We had other family to visit, a birthday party to attend and dinner with other cousins too, so we weren’t around much. I do feel badly for that. Seems there just is not enough hours in the day sometimes. Please forgive us, you guys, eh? I so enjoyed seeing all the little children. I got lots of hugs, which made the whole trip worth it.

Handy Granny has left the woods

Driving south to lower Michigan, you have two choices. You can drive 10 hours and cross the Might Mac (the way I prefer) or you can drive 7 hours (depending on backups) and drive through Milwaukee and Chicago. Our son was driving, so he took us the fast path. Now, mind you, the last time I was in Chicago was 30 years ago.
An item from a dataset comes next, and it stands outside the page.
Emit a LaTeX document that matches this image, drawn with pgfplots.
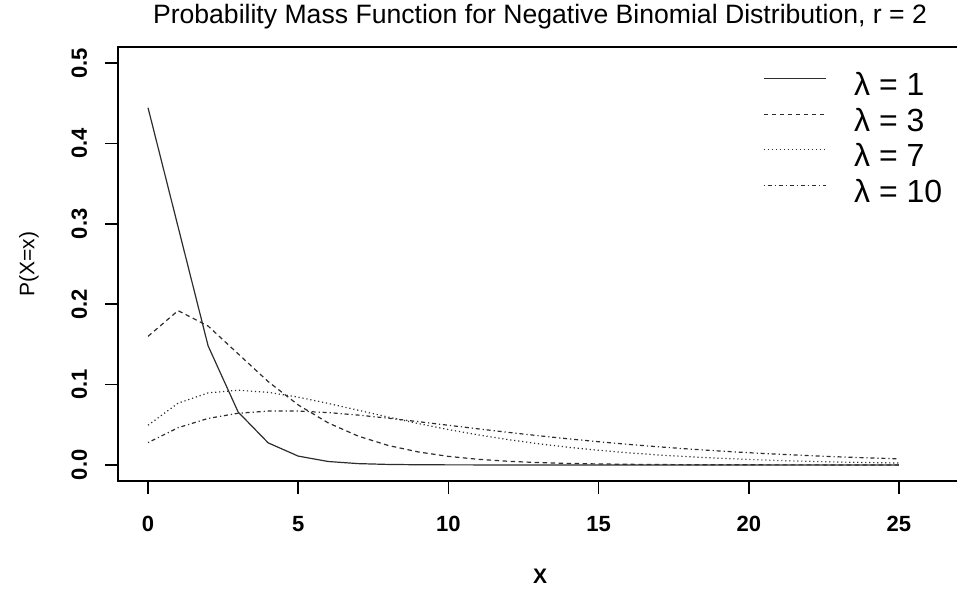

I drove and it didn’t bother me in the least. Two to three lanes in and two to three lanes out. Easy as pie, then. On our return trip all 6 lanes of traffic are moving at a pretty good clip. Our truck driver son comments on how smooth the flow of traffic is moving. Express lanes are closed, but construction and detours are at a minimum.  Going through on Thursday was a lot more hectic, and for the most part I sat in the backseat and held my breath. Needless to say, I didn’t see much.

What I noticed this time through Chicago and Milwaukee was how many people are texting or talking on their cell phones in heavy traffic. It was amazing that there aren’t more traffic crashes than there are. And people waiting for the commuter train that runs parallel to the highway in Chicago, all of them standing alone. There weren’t too many but the ones that were there were alone and looking down at their phones. Every last one of those people were looking at a phone at every loading point.  City life must be so very lonely, was the thought that ran through my head.

Crunching the numbers

commuter train

Wrap your head around these numbers for a moment;

Milwaukee Wisconsin- 600,000 residents inhabit this city
Madison Wisconsin– 250,000
Chicago Illinois– 2.7 million
Detroit Michigan– 700,000
Flint Michigan– 100,000
Total population— 4.3 million– 4.3 million–4.3 million

And those numbers don’t reflect the people living in out laying areas. To me that’s a whole lota family, eh? Sure is a whole bunch more than the 400 families in my township.

Yes, there is a point to all this. While riding in the backseat, I’m out of my wooded box.(I never, ever sit in the back seat. I probably should sit back here more, you can see so much.) My thoughts turn to; how can this many people survive if we should suddenly have an EMP or solar flare? If there is no power. . .
Then this one shows up on face book. (If you are open, the universe gives you hints)

Explosions rock Michigan neighborhood as US Army urban military training exercise begins

The media only gave residents 3 hours notice. Remember, Michigan is an open carry state. Someone could have gotten seriously injured or worse here. Or maybe that was what they were hoping, to winnow out militia types? I was really hoping to stay away from this kind of article in my Handy granny blog. But this tuff is getting so in your face that it is hard to ignore. And again, my attention was directed to this one.

Back to the drive through Chicago, I remembered reading an article awhile back  and suddenly food shortage articles were popping up every where. My thoughts wandered; if even half of what the alternative media is writing comes true, just how quiet will our home turf be then? Is this Jade Helm 15 just ahead of something big?

Back home

Normally, when I go to see family I take the slow route and rarely see the larger cities. This has been an
eye opener for me. As I sit in front of my computer and listen to the woodland birds singing their “come fly with me” melody, I’m in quiet anxiety. Impressed with human ingenuity but I’m terrified of it’s ignorance. There is a heavy, evil cloud hanging overhead, destroying our brotherhood. I could feel it. Is this the cycle of civilization coming to an end? Will evil win?